There have been periodic bombings in Damascus, but the stronghold of the regime of President Bashar al-Assad has been largely spared the destruction faced by other major cities in six years of civil war.
A roadside bomb detonated as a bus passed by and a suicide bomber blew himself up in the Bab al-Saghir area, which houses several Shiite mausoleums that draw pilgrims from around the world, the Syrian Observatory for Human Rights said.
"There are also dozens of people wounded, some of them in a serious condition," he told AFP.
Syrian state television said 40 people were killed and 120 wounded after "terrorists detonated two bombs".
It broadcast footage of several white buses with their windows shattered, some charred and peppered with shrapnel.
Shoes, glasses and wheelchairs lay scattered on ground covered in blood.
Syrian Interior Minister Mohammad Shaar said the attack targeted "pilgrims of various Arab nationalities".
"The sole aim was to kill," he said.
A witness told AFP that the second bomb exploded as passers-by gathered at the scene of the first attack, and state television said a booby-trapped motorcycle was defused nearby.
There was no immediate claim of responsibility.
Shiite shrines are a frequent target of attack for Sunni extremists of Al-Qaeda and the Islamic State (IS) group, not only in Syria but also in neighbouring Iraq.

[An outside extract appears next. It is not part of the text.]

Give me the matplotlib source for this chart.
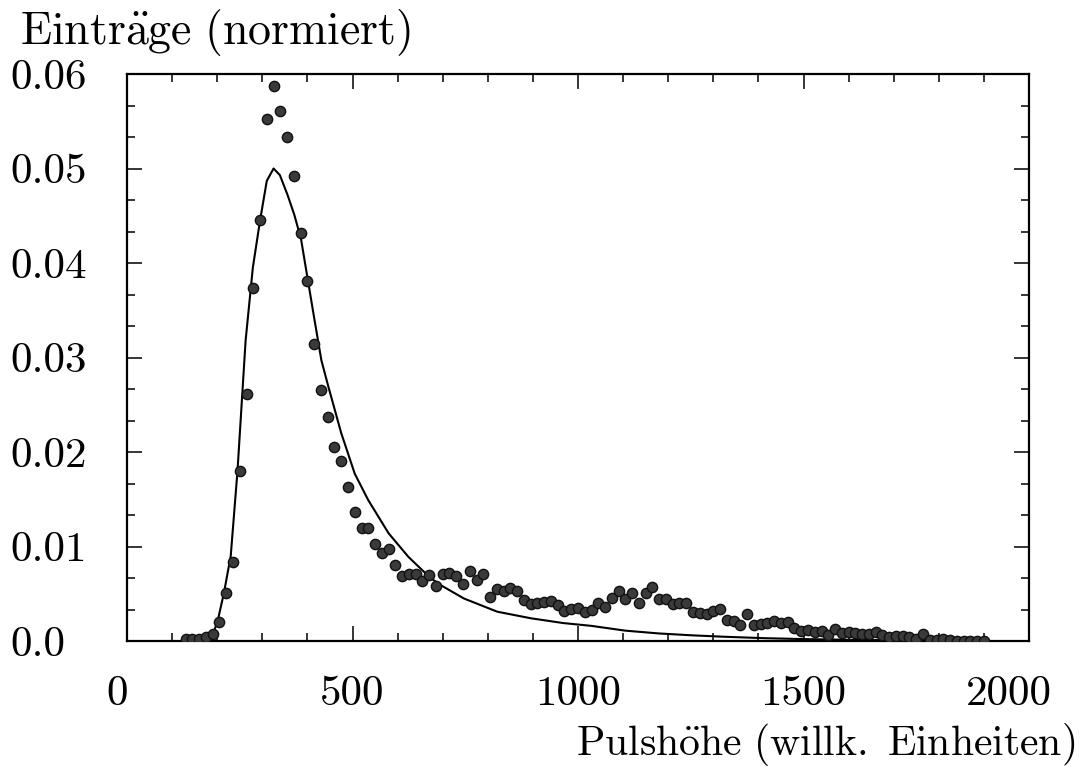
import numpy as np
import matplotlib
matplotlib.use("Agg")
import matplotlib.pyplot as plt
from matplotlib.ticker import MultipleLocator, AutoMinorLocator, FixedLocator, FixedFormatter
import matplotlib.transforms as mtransforms

plt.rcParams['mathtext.fontset'] = 'cm'
plt.rcParams['font.family'] = ['cmr10', 'DejaVu Serif']
plt.rcParams['axes.formatter.use_mathtext'] = True

# ---- data ----
# bin centres of the measured pulse height histogram (bin width 15)
pulse_x = np.arange(130, 1901, 15)
entries = [
    0.0002, 0.0002, 0.00024, 0.0004, 0.0007, 0.0020, 0.0051, 0.0084, 0.0180, 0.0261,
    0.0374, 0.0445, 0.0552, 0.0587, 0.0561, 0.0533, 0.0492, 0.0432, 0.0381, 0.0314,
    0.0266, 0.0237, 0.0205, 0.0190, 0.0163, 0.0136, 0.0120, 0.0120, 0.0103, 0.0093,
    0.0097, 0.0080, 0.0069, 0.0071, 0.0071, 0.0064, 0.0070, 0.0058, 0.0071, 0.0072,
    0.0069, 0.0060, 0.0074, 0.0065, 0.0071, 0.0047, 0.0055, 0.0053, 0.0056, 0.0053,
    0.0043, 0.0039, 0.0040, 0.0041, 0.0042, 0.0038, 0.0032, 0.0034, 0.0035, 0.0031,
    0.0033, 0.0040, 0.0036, 0.0046, 0.0053, 0.0044, 0.0051, 0.0040, 0.0051, 0.0057,
    0.0044, 0.0044, 0.0039, 0.0040, 0.0040, 0.0031, 0.0030, 0.0029, 0.0032, 0.0034,
    0.0022, 0.0021, 0.0017, 0.0029, 0.0017, 0.0018, 0.0019, 0.0021, 0.0019, 0.0020,
    0.0014, 0.0011, 0.0012, 0.0010, 0.0011, 0.0006, 0.0013, 0.0008, 0.0009, 0.0008,
    0.0007, 0.0007, 0.0010, 0.0006, 0.00045, 0.0005, 0.0005, 0.0004, 0.0002, 0.0007,
    0.0001, 0.0001, 0.0002, 0.0001, 0.00005, 0.00005, 0.00003, 0.00002, 0.00002,
]

# fitted curve
fit_x = [174, 185, 200, 215, 230, 245, 263, 279, 295, 310, 325, 339, 356, 371, 386,
         401, 415, 431, 446, 475, 505, 535, 580, 624, 672, 696, 747, 821, 896, 967,
         1030, 1104, 1179, 1253, 1324, 1413, 1502, 1614, 1725, 1904]
fit_y = [0.0, 0.0002, 0.0019, 0.0051, 0.0090, 0.0180, 0.0318, 0.0395, 0.0445, 0.0487,
         0.0500, 0.0493, 0.0472, 0.0451, 0.0425, 0.0382, 0.0342, 0.0297, 0.0270, 0.0220,
         0.0177, 0.0149, 0.0114, 0.0089, 0.0067, 0.0059, 0.0045, 0.0031, 0.0024, 0.0019,
         0.0016, 0.0011, 0.0008, 0.0006, 0.00045, 0.0003, 0.0002, 0.00012, 0.00007, 0.00003]

x_ticks = [0, 500, 1000, 1500, 2000]
x_tick_labels = ["0", "500", "1000", "1500", "2000"]
y_ticks = [0.0, 0.01, 0.02, 0.03, 0.04, 0.05, 0.06]
y_tick_labels = ["0.0", "0.01", "0.02", "0.03", "0.04", "0.05", "0.06"]

fig = plt.figure(figsize=(10.86, 7.67), dpi=100)
ax = fig.add_axes([127 / 1086, 1 - 641 / 767, (1029 - 127) / 1086, (641 - 74) / 767])

ax.plot(fit_x, fit_y, color='black', lw=1.5, zorder=2)
ax.plot(pulse_x, entries, linestyle='none', marker='o', markersize=7.4,
        markerfacecolor='#3a3a3a', markeredgecolor='#111111', markeredgewidth=1.0, zorder=3)

ax.set_xlim(0, 2000)
ax.set_ylim(0, 0.06)

ax.xaxis.set_major_locator(FixedLocator(x_ticks))
ax.xaxis.set_major_formatter(FixedFormatter(x_tick_labels))
ax.xaxis.set_minor_locator(MultipleLocator(100))
ax.yaxis.set_major_locator(FixedLocator(y_ticks))
ax.yaxis.set_major_formatter(FixedFormatter(y_tick_labels))
ax.yaxis.set_minor_locator(AutoMinorLocator(3))

for s in ax.spines.values():
    s.set_linewidth(1.6)

ax.tick_params(which='both', direction='in', top=True, right=True, width=1.1)
ax.tick_params(which='major', length=10.5)
ax.tick_params(which='minor', length=5.5)
ax.tick_params(axis='x', which='major', labelsize=31, pad=25)
ax.tick_params(axis='y', which='major', labelsize=31, pad=84)
for lab in ax.get_yticklabels():
    lab.set_horizontalalignment('left')

# small horizontal offsets of the outer x labels as in the reference
xl = ax.get_xticklabels()
xl[0].set_transform(xl[0].get_transform() + mtransforms.ScaledTranslation(-10 / 100, 0, fig.dpi_scale_trans))
xl[-1].set_transform(xl[-1].get_transform() + mtransforms.ScaledTranslation(-20 / 100, 0, fig.dpi_scale_trans))

fig.text(20 / 1086, 1 - 44 / 767, r"$\mathrm{Eintr\ddot{a}ge\ (normiert)}$", fontsize=33,
         ha='left', va='baseline')
fig.text(1075 / 1086, 1 - 755 / 767, r"$\mathrm{Pulsh\ddot{o}he\ (willk.\ Einheiten)}$", fontsize=30,
         ha='right', va='baseline')

fig.savefig("out.png", dpi=100)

The foreign ministry in Damascus condemned "the cowardly terrorist attack which comes in response to victories of the Syrian Arab Army" against jihadists.
Twin suicide bombings in the high-security Kafr Sousa district of the capital in January killed 10 people, eight of them soldiers.
That attack was claimed by former Al-Qaeda affiliate Fateh al-Sham Front, which said that it had targeted Russian military advisers working with the Syrian army.